Cette métamorphose s’accompagne d’une réflexion sur la place respective du contentieux et des modes alternatifs. L’objectif n’est plus de judiciariser systématiquement les différends, mais d’orienter chaque litige vers le mode de résolution le plus approprié. Le Conseil d’État promeut activement cette approche différenciée, qui suppose une nouvelle articulation entre la fonction de juger et celle de concilier ou médier.
Les influences européennes et internationales continuent de façonner l’évolution du contentieux administratif français. L’impact de la Convention européenne des droits de l’homme et de la jurisprudence de la Cour de Strasbourg reste déterminant, notamment sur les questions procédurales (délai raisonnable, droit à un procès équitable). De même, le droit de l’Union européenne impose des standards de protection juridictionnelle effective qui transforment certains aspects traditionnels du contentieux administratif français.
L’avenir du contentieux administratif se dessine ainsi autour d’un modèle hybride, combinant le maintien d’une juridiction spécialisée dotée de pouvoirs renforcés et le développement de voies alternatives de résolution des litiges. Cette évolution reflète une conception renouvelée de la justice administrative, moins centrée sur l’acte juridictionnel et davantage orientée vers une résolution efficace et adaptée des conflits entre l’administration et les administrés.
Vers une Justice Administrative Réinventée
L’évolution contemporaine du contentieux administratif français témoigne d’une transformation profonde qui dépasse la simple adaptation technique. C’est une véritable métamorphose conceptuelle qui s’opère, redéfinissant les rapports entre l’administration, les administrés et le juge administratif.

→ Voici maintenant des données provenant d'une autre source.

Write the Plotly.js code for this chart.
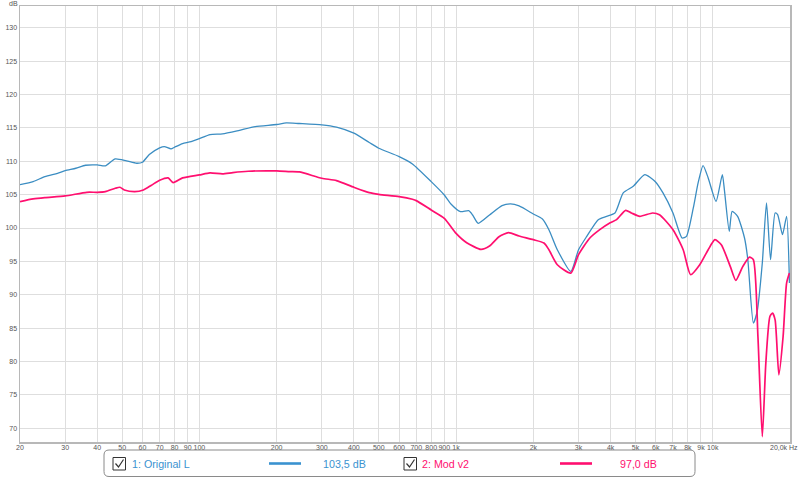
<!DOCTYPE html>
<html>
<head>
<meta charset="utf-8">
<script src="https://cdn.plot.ly/plotly-3.0.1.min.js"></script>
<style>html,body{margin:0;padding:0;background:#fff;}#chart{width:800px;height:478px;}</style>
</head>
<body>
<div id="chart"></div>
<script>
// ---- data ----
const freqOriginal = [20,22.5,25,28,30,33,36,40,43,47,52,57,60,63.8,70,73,77.5,80,86,91.7,100,110,123,142,165,200,218,245,300,342,400,459,500,600,676,800,900,955,1040,1120,1160,1220,1350,1510,1630,1760,2000,2170,2300,2480,2800,3000,3230,3580,3860,4160,4480,4900,5440,5950,6400,7000,7600,7900,8400,8770,9170,9600,10300,10900,11100,11600,11900,12500,13300,13700,14400,14900,15600,16200,16800,17500,17900,18700,19400,19900];
const dbOriginal = [106.5,106.95,107.7,108.2,108.6,108.95,109.4,109.45,109.3,110.35,110.05,109.7,109.85,111.0,112.0,112.2,111.85,112.1,112.65,112.9,113.4,114.0,114.1,114.6,115.2,115.5,115.75,115.65,115.45,115.1,114.2,112.8,111.95,110.7,109.6,106.95,104.95,103.6,102.45,102.6,101.95,100.7,101.95,103.35,103.6,103.3,102.1,101.35,99.75,96.75,93.5,96.75,98.75,101.25,101.75,102.25,105.25,106.25,108.0,107.0,105.25,102.25,98.5,98.75,103.0,106.75,109.35,107.5,104.0,108.0,105.75,99.5,102.5,101.75,98.5,95.25,85.75,87.5,94.75,103.75,95.25,102.25,102.0,99.0,101.75,91.75];

const freqMod = [20,22.5,25,30,36.4,40,43,47,49,51,56,60.5,65,70,75.5,79,86,100,110,123,135,155,200,225,245,300,342,400,459,500,600,676,700,800,900,1000,1100,1250,1350,1470,1600,1760,2000,2200,2300,2480,2800,3000,3320,3630,3970,4220,4580,4820,5200,5830,6200,7000,7670,8200,8900,9600,10200,10800,11700,12300,13100,13900,14400,15000,15600,16100,16700,17100,17500,18100,18800,19400,19900];
const dbMod = [103.95,104.35,104.55,104.8,105.35,105.35,105.45,105.95,106.1,105.7,105.45,105.7,106.4,107.15,107.5,106.8,107.5,107.95,108.25,108.1,108.3,108.5,108.55,108.45,108.4,107.45,107.1,106.1,105.3,105.05,104.7,104.3,104.1,102.7,101.45,99.2,97.8,96.8,97.3,98.7,99.3,98.8,98.25,97.75,96.75,94.5,93.25,96.0,98.5,99.75,100.75,101.25,102.65,102.25,101.75,102.25,102.0,99.75,96.75,93.0,94.5,96.75,98.25,97.5,94.25,92.15,94.25,95.65,95.25,83.75,68.75,79.75,86.75,87.25,86.25,78.0,83.75,91.75,93.25];

const seriesNames = ["1: Original L", "2: Mod v2"];
const seriesLevels = ["103,5 dB", "97,0 dB"];

const xTickVals = [20,30,40,50,60,70,80,90,100,200,300,400,500,600,700,800,900,1000,2000,3000,4000,5000,6000,7000,8000,9000,10000];
const xTickText = ["20","30","40","50","60","70","80","90","100","200","300","400","500","600","700","800","900","1k","2k","3k","4k","5k","6k","7k","8k","9k","10k"];
const xEndLabel = "20,0k Hz";
const yTickVals = [70,75,80,85,90,95,100,105,110,115,120,125,130];
const yTickText = yTickVals.map(String);

// ---- styling ----
const BLUE = '#3b8dc2';
const PINK = '#ff0f6f';
const PL = 20, PR = 790, PT = 6, PB = 442;
function P(px, py){ return [(px-PL)/(PR-PL), (PB-py)/(PB-PT)]; }

const traces = [
  {x: freqOriginal, y: dbOriginal, type:'scatter', mode:'lines', name: seriesNames[0],
   line:{color:BLUE, width:1.3, shape:'spline', smoothing:0.6}, hoverinfo:'skip'},
  {x: freqMod, y: dbMod, type:'scatter', mode:'lines', name: seriesNames[1],
   line:{color:PINK, width:1.7, shape:'spline', smoothing:0.6}, hoverinfo:'skip'}
];

const shapes = [];
const annotations = [];

// legend box (rounded)
(function(){
  const x0=104,x1=695,y0=450,y1=476.5,r=5;
  const pts = (a,b)=>P(a,b).join(',');
  const path = 'M'+pts(x0+r,y0)+' L'+pts(x1-r,y0)+' Q'+pts(x1,y0)+' '+pts(x1,y0+r)+
    ' L'+pts(x1,y1-r)+' Q'+pts(x1,y1)+' '+pts(x1-r,y1)+' L'+pts(x0+r,y1)+' Q'+pts(x0,y1)+' '+pts(x0,y1-r)+
    ' L'+pts(x0,y0+r)+' Q'+pts(x0,y0)+' '+pts(x0+r,y0)+' Z';
  shapes.push({type:'path', xref:'paper', yref:'paper', path:path, line:{color:'#8a8a8a', width:1}, fillcolor:'rgba(0,0,0,0)', layer:'above'});
})();

function addItem(cbx, textX, lineX0, lineX1, valX, color, name, level){
  const a=P(cbx,457.5), b=P(cbx+12.5,470);
  shapes.push({type:'rect', xref:'paper', yref:'paper', x0:a[0], y0:b[1], x1:b[0], y1:a[1], line:{color:'#333', width:1}, fillcolor:'#fff'});
  const c1=P(cbx+2.5,463.5), c2=P(cbx+5.5,467), c3=P(cbx+10.5,459.5);
  shapes.push({type:'path', xref:'paper', yref:'paper', path:'M'+c1.join(',')+' L'+c2.join(',')+' L'+c3.join(','), line:{color:'#333', width:1.2}});
  const l0=P(lineX0,463.5), l1=P(lineX1,463.5);
  shapes.push({type:'line', xref:'paper', yref:'paper', x0:l0[0], y0:l0[1], x1:l1[0], y1:l1[1], line:{color:color, width:2.6}});
  const t=P(textX,463.5);
  annotations.push({xref:'paper', yref:'paper', x:t[0], y:t[1], xanchor:'left', yanchor:'middle', showarrow:false, text:name, font:{family:'Liberation Sans, Arial, sans-serif', size:10.7, color:color}});
  const v=P(valX,463.5);
  annotations.push({xref:'paper', yref:'paper', x:v[0], y:v[1], xanchor:'left', yanchor:'middle', showarrow:false, text:level, font:{family:'Liberation Sans, Arial, sans-serif', size:10.7, color:color}});
}
addItem(113, 130, 269, 301, 321, '#3a92d0', seriesNames[0], seriesLevels[0]);
addItem(404, 420, 560, 592, 618, PINK, seriesNames[1], seriesLevels[1]);

// dB unit label
const u = P(13,3.5);
annotations.push({xref:'paper', yref:'paper', x:u[0], y:u[1], xanchor:'center', yanchor:'middle', showarrow:false, text:'dB', font:{family:'Liberation Sans, Arial, sans-serif', size:7, color:'#555'}});
// end-of-axis label
const e = P(799,447);
annotations.push({xref:'paper', yref:'paper', x:e[0], y:e[1], xanchor:'right', yanchor:'middle', showarrow:false, borderpad:0, text:xEndLabel, font:{family:'Liberation Sans, Arial, sans-serif', size:7, color:'#555'}});

const layout = {
  width:800, height:478,
  margin:{l:PL, r:800-PR, t:PT, b:478-PB},
  paper_bgcolor:'#fff', plot_bgcolor:'#fff',
  showlegend:false,
  xaxis:{type:'log', range:[Math.log10(20), Math.log10(20000)], tickmode:'array', tickvals:xTickVals, ticktext:xTickText,
    tickfont:{family:'Liberation Sans, Arial, sans-serif', size:7, color:'#555'}, ticks:'', tickangle:0, ticklabelstandoff:-2,
    showgrid:true, gridcolor:'#dedede', gridwidth:1, showline:true, linecolor:'#b8b8b8', linewidth:1.5, mirror:true, zeroline:false, fixedrange:true},
  yaxis:{range:[67.95,133.25], tickmode:'array', tickvals:yTickVals, ticktext:yTickText,
    tickfont:{family:'Liberation Sans, Arial, sans-serif', size:7, color:'#555'}, ticks:'',
    showgrid:true, gridcolor:'#dedede', gridwidth:1, showline:true, linecolor:'#b8b8b8', linewidth:1.5, mirror:true, zeroline:false, fixedrange:true},
  shapes:shapes, annotations:annotations
};

Plotly.newPlot('chart', traces, layout, {displayModeBar:false, staticPlot:true});
</script>
</body>
</html>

La culture du règlement amiable progresse lentement mais sûrement au sein des administrations françaises. Longtemps réticentes à négocier, considérant toute concession comme une atteinte à l’intérêt général, les autorités administratives intègrent désormais davantage les logiques de médiation et de transaction. Cette évolution culturelle se traduit par la création de services dédiés au règlement amiable dans plusieurs ministères et collectivités territoriales. La formation des agents publics aux techniques de négociation et de médiation constitue un levier majeur de cette transformation.

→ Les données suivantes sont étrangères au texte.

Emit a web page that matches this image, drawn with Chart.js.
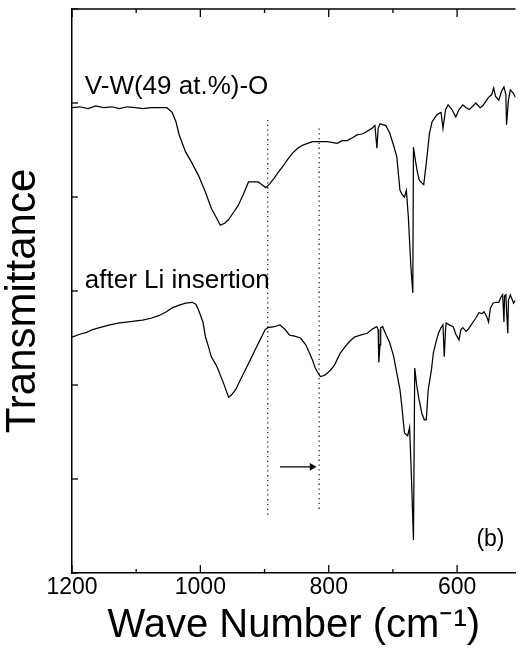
<!DOCTYPE html>
<html><head><meta charset="utf-8">
<script src="https://cdn.jsdelivr.net/npm/chart.js@4.4.1/dist/chart.umd.min.js"></script>
<style>html,body{margin:0;padding:0;background:#fff;overflow:hidden}#wrap{position:relative;width:520px;height:661px}</style>
</head><body><div id="wrap"><canvas id="c"></canvas></div>
<script>
// Wavenumber (cm-1) and transmittance (arb. units) for V-W(49 at.%)-O film
const waveTop = [1200,1188,1175,1163,1151,1138,1126,1114,1101,1089,1077,1064,1052,1044,1038,1033,1023,1013,1003,992,983,975,969,962,956,949,941,933,925,918,910,904,898,892,885,879,871,864,856,848,841,833,825,817,802,787,779,771,763,756,748,740,733,728,725,723,720,716,711,705,699,694,689,685,682,679,676,672,669,668,665,662,659,655,652,648,643,639,632,628,625,622,618,614,608,602,597,591,586,581,575,571,564,560,555,551,546,543,540,535,531,527,524,523,520,517,512,509];
const transTop = [4.95,4.96,4.94,4.97,4.95,4.96,4.94,4.96,4.95,4.94,4.95,4.95,4.95,4.90,4.80,4.66,4.48,4.36,4.23,4.05,3.88,3.78,3.70,3.72,3.76,3.83,3.91,4.03,4.16,4.16,4.16,4.13,4.10,4.14,4.20,4.26,4.33,4.40,4.47,4.52,4.55,4.57,4.59,4.59,4.59,4.57,4.60,4.60,4.63,4.66,4.67,4.70,4.73,4.76,4.52,4.73,4.78,4.77,4.76,4.68,4.55,4.43,4.07,4.02,4.00,4.07,3.79,3.26,2.98,4.53,4.39,4.27,4.18,4.15,4.13,4.36,4.68,4.80,4.87,4.89,4.90,4.73,4.93,4.98,4.93,4.85,4.93,4.98,4.95,4.93,4.97,5.00,4.95,4.97,5.02,5.06,5.09,5.16,5.07,5.03,5.12,5.17,5.09,4.77,5.03,5.14,5.10,5.06];
// after Li insertion
const waveLi = [1200,1188,1177,1168,1157,1141,1126,1115,1103,1090,1077,1064,1053,1044,1033,1023,1013,1007,1003,996,992,987,983,976,972,964,956,952,945,938,930,922,915,907,899,895,885,876,868,861,853,844,836,830,825,821,816,813,808,805,797,791,787,782,774,768,760,751,740,733,728,725,723,722,720,719,716,711,705,699,694,689,686,682,677,674,671,668,666,663,660,655,651,648,645,640,637,632,629,625,622,620,618,617,612,606,602,597,594,591,586,583,578,575,571,566,561,558,554,551,548,544,540,535,532,529,527,526,524,523,521,520,517,512,509];
const transLi = [2.51,2.54,2.56,2.59,2.61,2.64,2.66,2.67,2.68,2.69,2.71,2.74,2.78,2.82,2.85,2.87,2.88,2.86,2.80,2.67,2.51,2.40,2.30,2.22,2.16,2.02,1.87,1.89,1.95,2.05,2.16,2.27,2.37,2.48,2.59,2.61,2.62,2.64,2.59,2.53,2.52,2.50,2.43,2.34,2.26,2.18,2.12,2.09,2.10,2.11,2.16,2.21,2.27,2.34,2.41,2.46,2.51,2.53,2.55,2.59,2.61,2.62,2.59,2.24,2.43,2.61,2.62,2.54,2.45,2.31,2.13,1.95,1.77,1.49,1.46,1.55,0.99,0.35,2.18,2.00,1.87,1.70,1.63,1.63,1.95,2.16,2.34,2.48,2.55,2.61,2.64,2.30,2.59,2.66,2.64,2.62,2.54,2.48,2.59,2.61,2.57,2.59,2.64,2.67,2.71,2.77,2.76,2.78,2.73,2.67,2.82,2.87,2.88,2.88,2.93,2.96,2.67,2.95,2.96,2.80,2.55,2.90,2.96,2.87,2.90];
// axis ticks
const xTicks = [1200,1100,1000,900,800,700,600];
const xLabelTicks = [1200,1000,800,600];
const yTicks = [0,1,2,3,4,5,6];
// guide lines (wavenumber, top, bottom) and shift arrow
const guideWave = [895,815];
const guideTop = [4.82,4.73];
const guideBottom = [0.60,0.65];
const arrowWave = [876,826];
const arrowLevel = 1.13;
// text labels
const seriesLabels = ['V-W(49 at.%)-O','after Li insertion'];
const panelLabel = '(b)';

const FONT = "'Liberation Sans', Arial, Helvetica, sans-serif";
Chart.defaults.font.family = FONT;
Chart.defaults.color = '#000';

const toXY = (xs, ys) => xs.map((x,i)=>({x, y: ys[i]}));
const datasets = [
  {data: toXY(waveTop, transTop), borderColor:'#000', borderWidth:1.25, pointRadius:0, tension:0},
  {data: toXY(waveLi, transLi), borderColor:'#000', borderWidth:1.25, pointRadius:0, tension:0},
];
guideWave.forEach((w,i)=>datasets.push({data:[{x:w,y:guideTop[i]},{x:w,y:guideBottom[i]}], borderColor:'#222', borderWidth:1.3, borderDash:[1.3,3.5], pointRadius:0}));
datasets.push({data:[{x:arrowWave[0],y:arrowLevel},{x:arrowWave[1],y:arrowLevel}], borderColor:'#000', borderWidth:1.2, pointRadius:[0,4.5], pointStyle:'triangle', rotation:90, pointBackgroundColor:'#000', pointBorderColor:'#000', pointBorderWidth:0});

const decor = {
  id:'decor',
  afterDraw(chart){
    const {ctx, chartArea:a, scales:{x, y}} = chart;
    ctx.save();
    ctx.strokeStyle='#000'; ctx.lineWidth=1.5;
    ctx.beginPath(); ctx.moveTo(a.left, a.top); ctx.lineTo(a.right, a.top); ctx.stroke();
    ctx.lineWidth=1.3;
    xTicks.forEach(v=>{
      const px = x.getPixelForValue(v);
      const len = xLabelTicks.includes(v) ? 8 : 4;
      ctx.beginPath();
      ctx.moveTo(px, a.bottom); ctx.lineTo(px, a.bottom-len);
      ctx.moveTo(px, a.top); ctx.lineTo(px, a.top+len);
      ctx.stroke();
    });
    yTicks.forEach(v=>{
      const py = y.getPixelForValue(v);
      ctx.beginPath(); ctx.moveTo(a.left, py); ctx.lineTo(a.left+6, py); ctx.stroke();
    });
    ctx.fillStyle='#000';
    ctx.textBaseline='alphabetic'; ctx.textAlign='left';
    ctx.font = '26px ' + FONT;
    ctx.fillText(seriesLabels[0], x.getPixelForValue(1180), y.getPixelForValue(5.1));
    ctx.fillText(seriesLabels[1], x.getPixelForValue(1180), y.getPixelForValue(3.03));
    ctx.font = '23px ' + FONT; ctx.textAlign='center'; ctx.textBaseline='middle';
    ctx.fillText(panelLabel, x.getPixelForValue(548), y.getPixelForValue(0.36));
    // y-axis title
    ctx.font = '42px ' + FONT;
    ctx.translate(23, (a.top+a.bottom)/2 + 10);
    ctx.rotate(-Math.PI/2);
    ctx.fillText('Transmittance', 0, 0);
    ctx.restore();
  }
};

new Chart(document.getElementById('c'), {
  type:'line',
  data:{datasets},
  options:{
    responsive:true, maintainAspectRatio:false, animation:false, devicePixelRatio:1,
    parsing:true,
    layout:{padding:{top:9,left:0,right:0,bottom:0}},
    plugins:{legend:{display:false}, tooltip:{enabled:false}},
    scales:{
      x:{type:'linear', reverse:true, min:509, max:1200,
        afterBuildTicks:s=>{s.ticks = xTicks.map(v=>({value:v}));},
        afterFit:s=>{s.height=88;},
        ticks:{autoSkip:false, maxRotation:0, padding:1, font:{size:23}, color:'#000',
          callback:v=>xLabelTicks.includes(v)?String(v):''},
        grid:{display:false, drawTicks:false},
        border:{display:true, color:'#000', width:1.5},
        title:{display:true, text:'Wave Number (cm⁻¹)', font:{size:40}, color:'#000', padding:{top:0,bottom:11}}
      },
      y:{type:'linear', min:0, max:6,
        afterBuildTicks:s=>{s.ticks = yTicks.map(v=>({value:v}));},
        afterFit:s=>{s.width=72;},
        ticks:{display:false},
        grid:{display:false, drawTicks:false},
        border:{display:true, color:'#000', width:1.5},
        title:{display:false}
      }
    }
  },
  plugins:[decor]
});
</script></body></html>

L’équilibre entre garanties procédurales et efficacité
La recherche d’un équilibre optimal entre les garanties procédurales et l’efficacité du système contentieux demeure un défi permanent. Les procédures d’urgence (référés) ont démontré qu’il était possible de conjuguer célérité et respect des droits des parties. Les récentes réformes visant à simplifier certaines procédures contentieuses, comme la suppression de l’appel pour certains litiges ou l’extension des hypothèses de juge unique, suscitent néanmoins des débats sur la préservation des garanties fondamentales.
Le principe de sécurité juridique, consacré par la jurisprudence KPMG de 2006, joue un rôle croissant dans cette reconfiguration. Il impose de repenser les effets des décisions de justice administrative, notamment en matière d’urbanisme ou d’environnement, où l’annulation rétroactive d’autorisations peut engendrer des conséquences disproportionnées. Les techniques de modulation temporelle des effets des annulations ou de régularisation des actes administratifs illustrent cette recherche pragmatique d’équilibre.
La question des délais de jugement reste au cœur des préoccupations. Malgré les progrès accomplis, avec un délai moyen de jugement ramené à moins de 10 mois en première instance, contre plus de 20 mois il y a vingt ans, l’exigence sociale d’une justice plus rapide demeure forte. L’extension du recours à l’intelligence artificielle pour le traitement des dossiers sériels ou l’aide à la décision constitue une piste explorée par les juridictions administratives, non sans soulever des interrogations éthiques et juridiques.
Le mouvement d’ouverture du prétoire administratif aux justiciables se poursuit parallèlement, avec l’assouplissement progressif des conditions d’accès au juge. L’élargissement de l’intérêt à agir des associations, la reconnaissance de l’action collective en matière administrative (avec l’introduction en 2016 de l’action en reconnaissance de droits), ou encore la simplification des requêtes pour les justiciables non représentés par un avocat témoignent de cette démocratisation de l’accès à la justice administrative.
Cette dynamique de transformation s’inscrit dans un contexte plus large de renouvellement des relations entre l’administration et les citoyens. La loi pour un État au service d’une société de confiance de 2018, avec l’instauration du droit à l’erreur et la promotion d’une administration conseillère plutôt que sanctionnatrice, participe de cette même logique de pacification des rapports administratifs.
Le contentieux administratif du XXIe siècle se dessine ainsi comme un système pluriel, offrant une palette diversifiée de modes de résolution des litiges, du recours juridictionnel classique aux formes les plus innovantes de règlement amiable. Cette diversification des réponses, adaptées à la nature et à la complexité des différends, constitue sans doute la voie la plus prometteuse pour une justice administrative à la fois accessible, efficace et respectueuse des droits fondamentaux.